Há, porém, uma fresta de esperança. Veja-se o fenómeno Obama, nos EUA, em que os jovens estão a desempenhar um papel importantíssimo. Estamos famintos de mudança, de ventos novos, que arejem o ar bafiento do establishment político. Não podemos por isso deixar de nos alegrar com o anúncio de um novo partido, por enquanto um movimento apenas. Não cremos nos velhos partidos, mas aos novos estamos talvez dispostos a dar uma chance (veja-se o caso sintomático do BE, que, quando surgiu, procurando vender-se como corpo estranho ao sistema, ganhou uma boa base de apoio juvenil, que fomentou o seu crescimento). Dêem-nos razões para acreditarmos no futuro, esse tempo desempregado, como nós, os jovens.

O Rasganço

Steven Spielberg renunciou, em meados do mês, ao seu cargo de conselheiro artístico dos Jogos Olímpicos de Pequim, acusando a China de pouco fazer para travar o genocídio em curso no Darfur. A propósito do gesto do realizador, o Diário de Notícias conversou com Vicente de Moura, presidente do Comité Olímpico de Portugal, que exprimiu a sua tristeza com a decisão do cineasta americano, alegando que “não compete ao desporto tomar posições políticas”. O entrevistado afirma mesmo que boicotar os Jogos de Pequim “seria um completo disparate”. Parei o jornal (estava também já na última página), e espantei-me (com boca aberta e tudo, em grande teatro).

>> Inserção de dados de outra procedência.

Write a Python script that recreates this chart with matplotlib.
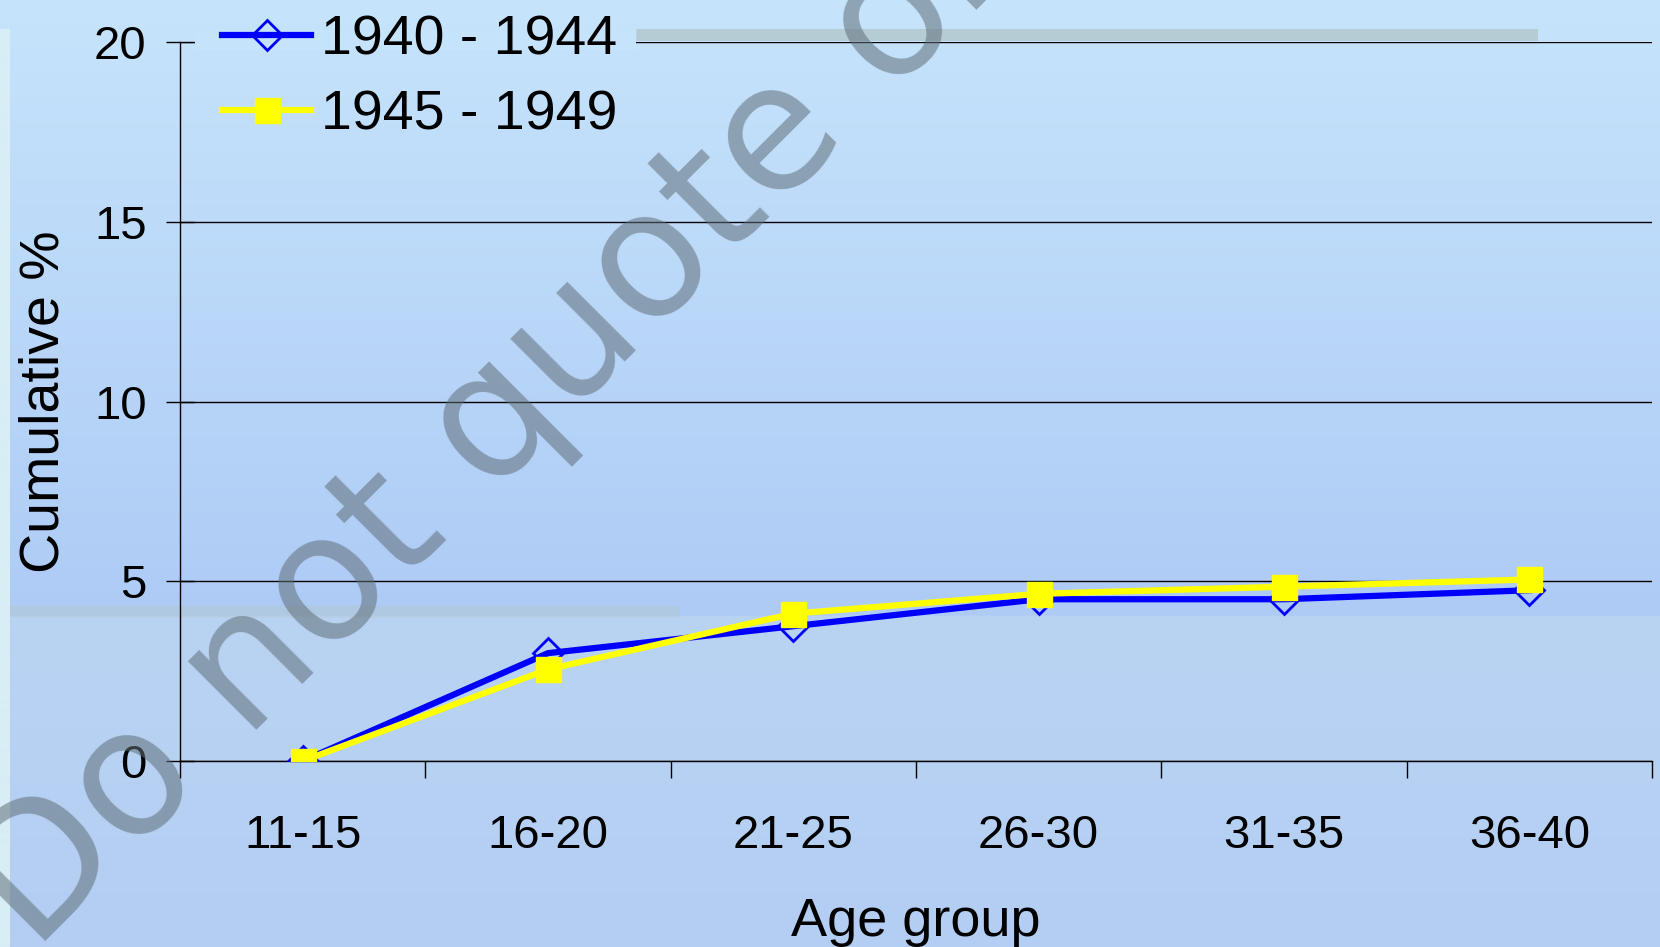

Dalguma forma, a entrevista é um espelho polido do tempo presente. Nela, com clareza, se mostra a cesura operada na nossa sociedade entre as várias esferas da acção humana: há muito abdicámos do homem completo. “Deixemos a política para os políticos”, proclama Vicente de Moura. Se a política é, de facto, coisa de políticos e políticos apenas, acabem-se as eleições universais. O presidente do Comité Olímpico português defende-se, invocando o artigo 51º da Carta Olímpica, que proíbe o envolvimento de atletas e dirigentes em movimentos de natureza política. Coisa cobarde esta, de ter a lei como toca para hibernar a consciência. Antígona, a doce filha de Édipo, teria muito a ensinar aos homens de hoje (as mulheres, de resto, são por excelência as professoras dos homens).

Estranho mundo este de heterónimos. Questionado sobre o Darfur, Vicente de Moura reconhece que “a minha posição enquanto cidadão é óbvia”, mas logo a seguir, “como presidente do Comité Olímpico de Portugal”, garante não poder responder à pergunta. Quantos homens podem habitar um homem? Ganhámos a peste de Aristóteles: a de tudo arrumar em categorias. Os direitos humanos, aparentemente, são do âmbito da vida cívica; não da profissional: já o devíamos ter aprendido pela análise do capitalismo – o importante é singrar. Falando do boicote aos Jogos de Moscovo, Vicente de Moura reconhece: “Quem não foi perdeu a oportunidade da sua vida e muitos ficaram esquecidos.” Há um genocídio em curso no Darfur, tacitamente apoiado pela China, mas, apesar disso (saibamos relativizar as coisas), é mais importante que os nossos atletas não esbanjem esta oportunidade de subir ao pódio.

Eis o ser humano rasgado, que hipotecou a sua unidade. Noutro tempo, dizia Terêncio: Sou humano, e nada do que é humano me é estranho. Quantos podem hoje afirmar o mesmo, nesta época em que, todos especialistas numa coisa qualquer desinteressante, perdemos a capacidade de comunicação entre a filosofia, a arte, a religião, a ciência, o desporto e a política? A cisão entre estas grandes áreas da expressão humana é um dos maiores entraves ao progresso.

Veja-se: recomecei as aulas na semana passada. Numa cadeira reflectíamos sobre as várias tentativas de definição do mito. O professor, cansado, concluiu pela impossibilidade de assentarmos numa, pela dificuldade em teorizar o fenómeno. Na aula logo a seguir, porém, outro professor, de área diferente (a bela Filosofia), de imediato aponta no quadro os traços essenciais, delineados com precisão, para que uma qualquer narrativa mereça a distinção de mito. Como é possível tal surdez entre saberes?

Por muito que Vicente de Moura queira mentir a si próprio, desporto e política não constituem duas esferas de acção humana irreconciliáveis. Spielberg agiu bem: Pequim 2008 é para a China o que Berlim 1936 foi para Hitler – uma gigantesca operação de propaganda. Leni Riefenstahl produziu para o ditador alemão um documentário dos Jogos em tudo cordato com a ideologia nazi (Olympia, filme de beleza rara, não obstante): era isso que se pedia a Spielberg. A sua atitude mostra que ainda há, afinal, pessoas íntegras. Seguissem outras o seu exemplo.